Written problem: Answer with a single number: how many lines in the listing below include "document"?

Source data:

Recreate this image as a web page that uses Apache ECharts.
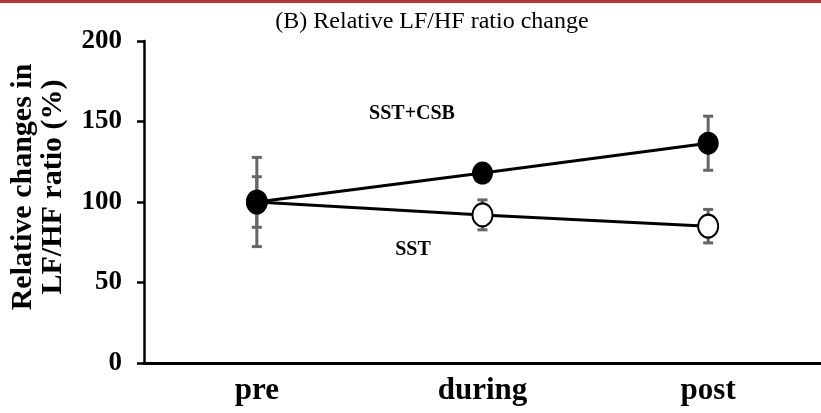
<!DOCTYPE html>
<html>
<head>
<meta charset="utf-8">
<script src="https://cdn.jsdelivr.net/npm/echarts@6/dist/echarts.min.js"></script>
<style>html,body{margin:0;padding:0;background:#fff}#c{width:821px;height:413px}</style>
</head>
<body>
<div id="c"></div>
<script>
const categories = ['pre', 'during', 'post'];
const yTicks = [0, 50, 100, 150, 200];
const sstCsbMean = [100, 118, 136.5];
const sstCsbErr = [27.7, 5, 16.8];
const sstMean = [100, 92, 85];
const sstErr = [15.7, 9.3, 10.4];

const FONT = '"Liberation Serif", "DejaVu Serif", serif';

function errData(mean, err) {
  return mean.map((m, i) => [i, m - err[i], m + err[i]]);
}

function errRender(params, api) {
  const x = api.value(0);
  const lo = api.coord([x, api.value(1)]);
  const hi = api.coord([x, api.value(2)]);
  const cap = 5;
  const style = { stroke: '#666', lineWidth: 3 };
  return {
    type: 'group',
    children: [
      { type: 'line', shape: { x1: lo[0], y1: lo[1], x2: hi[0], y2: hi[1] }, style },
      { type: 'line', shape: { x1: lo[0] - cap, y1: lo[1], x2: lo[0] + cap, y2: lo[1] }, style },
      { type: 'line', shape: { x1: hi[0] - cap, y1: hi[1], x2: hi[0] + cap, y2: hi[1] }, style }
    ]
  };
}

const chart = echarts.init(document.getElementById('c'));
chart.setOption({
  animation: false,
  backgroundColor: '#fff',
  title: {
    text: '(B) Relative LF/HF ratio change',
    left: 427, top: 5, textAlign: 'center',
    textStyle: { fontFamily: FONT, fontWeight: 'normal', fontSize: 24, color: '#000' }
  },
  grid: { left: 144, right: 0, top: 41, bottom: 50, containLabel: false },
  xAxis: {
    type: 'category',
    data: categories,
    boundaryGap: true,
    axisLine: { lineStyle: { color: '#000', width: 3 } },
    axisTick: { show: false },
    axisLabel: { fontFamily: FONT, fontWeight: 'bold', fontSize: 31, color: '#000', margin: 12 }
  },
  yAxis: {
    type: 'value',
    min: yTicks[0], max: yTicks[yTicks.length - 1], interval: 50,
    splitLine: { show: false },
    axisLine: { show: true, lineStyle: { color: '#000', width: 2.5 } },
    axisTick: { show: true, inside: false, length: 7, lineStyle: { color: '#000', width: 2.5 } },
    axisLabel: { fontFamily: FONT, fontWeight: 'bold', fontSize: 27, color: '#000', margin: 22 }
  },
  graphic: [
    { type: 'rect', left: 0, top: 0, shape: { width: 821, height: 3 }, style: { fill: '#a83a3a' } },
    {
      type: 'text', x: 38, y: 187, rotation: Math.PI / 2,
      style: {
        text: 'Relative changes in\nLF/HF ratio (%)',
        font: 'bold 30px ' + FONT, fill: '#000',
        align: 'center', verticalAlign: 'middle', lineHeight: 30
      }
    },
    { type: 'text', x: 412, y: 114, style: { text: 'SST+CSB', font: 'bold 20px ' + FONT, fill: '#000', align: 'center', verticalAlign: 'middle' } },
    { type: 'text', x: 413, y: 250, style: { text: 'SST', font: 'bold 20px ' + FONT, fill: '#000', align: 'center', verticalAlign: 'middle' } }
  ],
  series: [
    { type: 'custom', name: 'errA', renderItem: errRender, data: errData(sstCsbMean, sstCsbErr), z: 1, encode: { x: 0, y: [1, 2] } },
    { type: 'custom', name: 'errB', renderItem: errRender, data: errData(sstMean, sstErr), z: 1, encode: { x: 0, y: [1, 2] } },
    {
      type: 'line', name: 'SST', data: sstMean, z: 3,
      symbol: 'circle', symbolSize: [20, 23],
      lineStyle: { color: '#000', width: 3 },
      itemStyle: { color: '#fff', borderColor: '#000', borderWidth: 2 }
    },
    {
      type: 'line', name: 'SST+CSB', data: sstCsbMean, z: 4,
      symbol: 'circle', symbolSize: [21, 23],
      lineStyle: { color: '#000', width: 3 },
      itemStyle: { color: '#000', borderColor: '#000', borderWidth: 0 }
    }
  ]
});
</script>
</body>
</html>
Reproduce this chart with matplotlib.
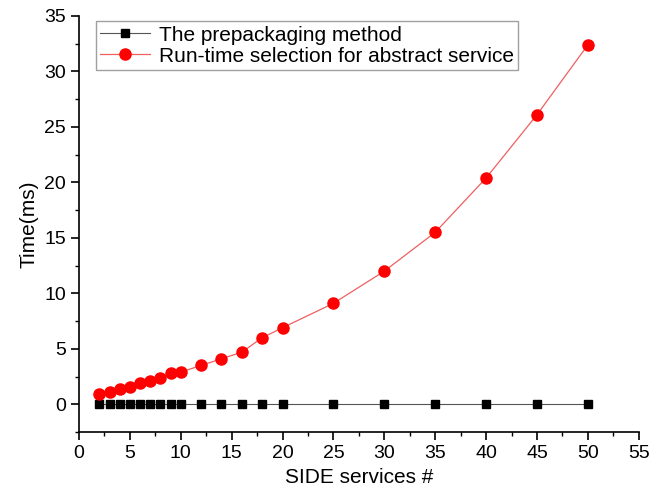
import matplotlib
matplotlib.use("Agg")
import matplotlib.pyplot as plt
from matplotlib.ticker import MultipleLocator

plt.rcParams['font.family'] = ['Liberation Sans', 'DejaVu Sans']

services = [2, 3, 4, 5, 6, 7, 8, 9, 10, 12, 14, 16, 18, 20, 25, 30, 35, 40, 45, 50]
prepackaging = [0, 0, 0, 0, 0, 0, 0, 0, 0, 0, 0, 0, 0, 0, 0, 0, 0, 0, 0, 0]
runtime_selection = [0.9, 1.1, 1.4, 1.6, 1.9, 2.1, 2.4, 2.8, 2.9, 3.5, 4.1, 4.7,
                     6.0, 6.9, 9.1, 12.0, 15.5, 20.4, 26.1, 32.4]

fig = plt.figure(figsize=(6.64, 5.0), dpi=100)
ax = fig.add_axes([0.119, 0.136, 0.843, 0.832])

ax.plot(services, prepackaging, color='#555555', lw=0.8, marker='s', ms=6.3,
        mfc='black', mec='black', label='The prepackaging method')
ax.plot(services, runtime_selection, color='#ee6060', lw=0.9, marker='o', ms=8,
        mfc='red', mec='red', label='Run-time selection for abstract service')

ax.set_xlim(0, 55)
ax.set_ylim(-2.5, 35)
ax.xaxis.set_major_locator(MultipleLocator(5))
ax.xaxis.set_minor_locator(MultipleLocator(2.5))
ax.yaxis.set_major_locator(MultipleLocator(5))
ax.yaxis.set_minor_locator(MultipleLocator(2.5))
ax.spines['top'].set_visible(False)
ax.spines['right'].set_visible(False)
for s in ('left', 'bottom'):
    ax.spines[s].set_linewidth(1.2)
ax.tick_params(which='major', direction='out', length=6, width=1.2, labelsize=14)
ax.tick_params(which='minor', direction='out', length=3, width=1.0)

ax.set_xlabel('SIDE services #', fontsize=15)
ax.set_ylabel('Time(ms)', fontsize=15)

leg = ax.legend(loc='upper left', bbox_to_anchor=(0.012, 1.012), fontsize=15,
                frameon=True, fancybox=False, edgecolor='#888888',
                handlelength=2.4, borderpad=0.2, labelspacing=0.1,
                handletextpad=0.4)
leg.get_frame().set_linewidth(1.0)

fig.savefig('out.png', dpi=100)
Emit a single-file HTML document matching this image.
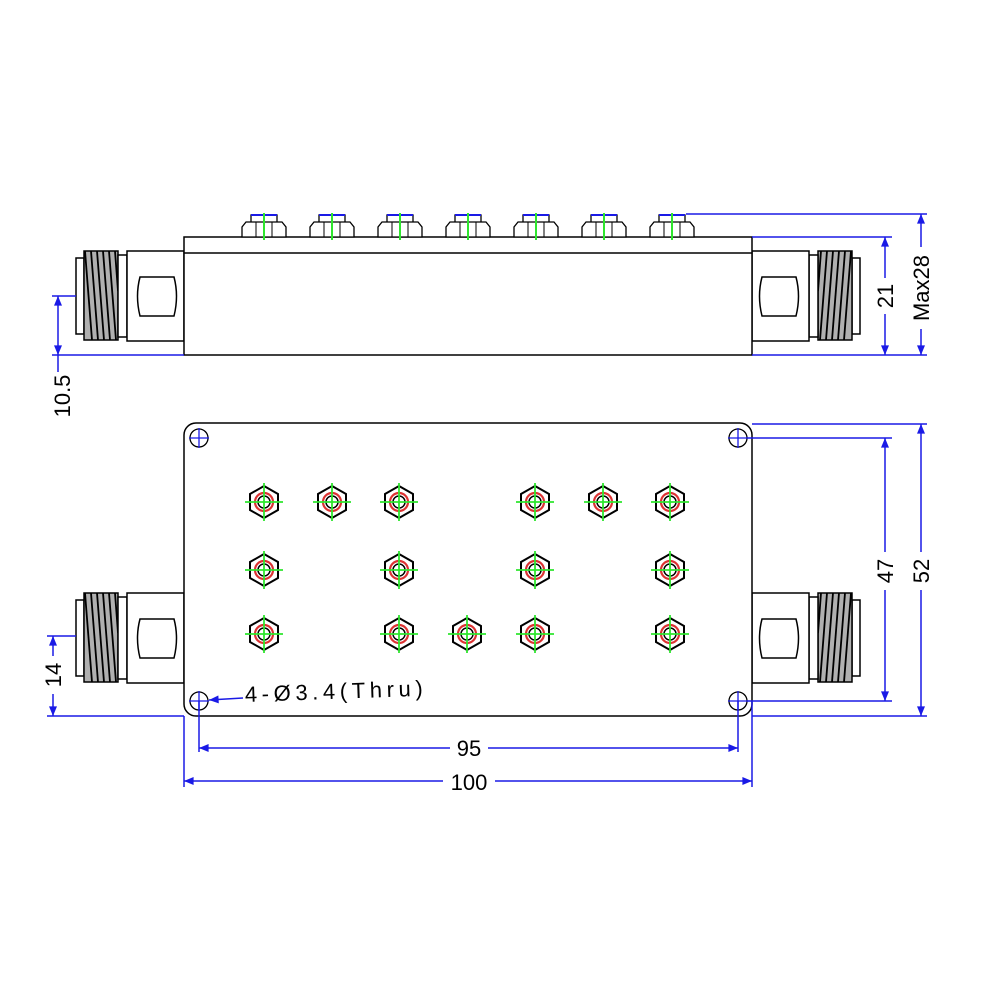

Full answer: 2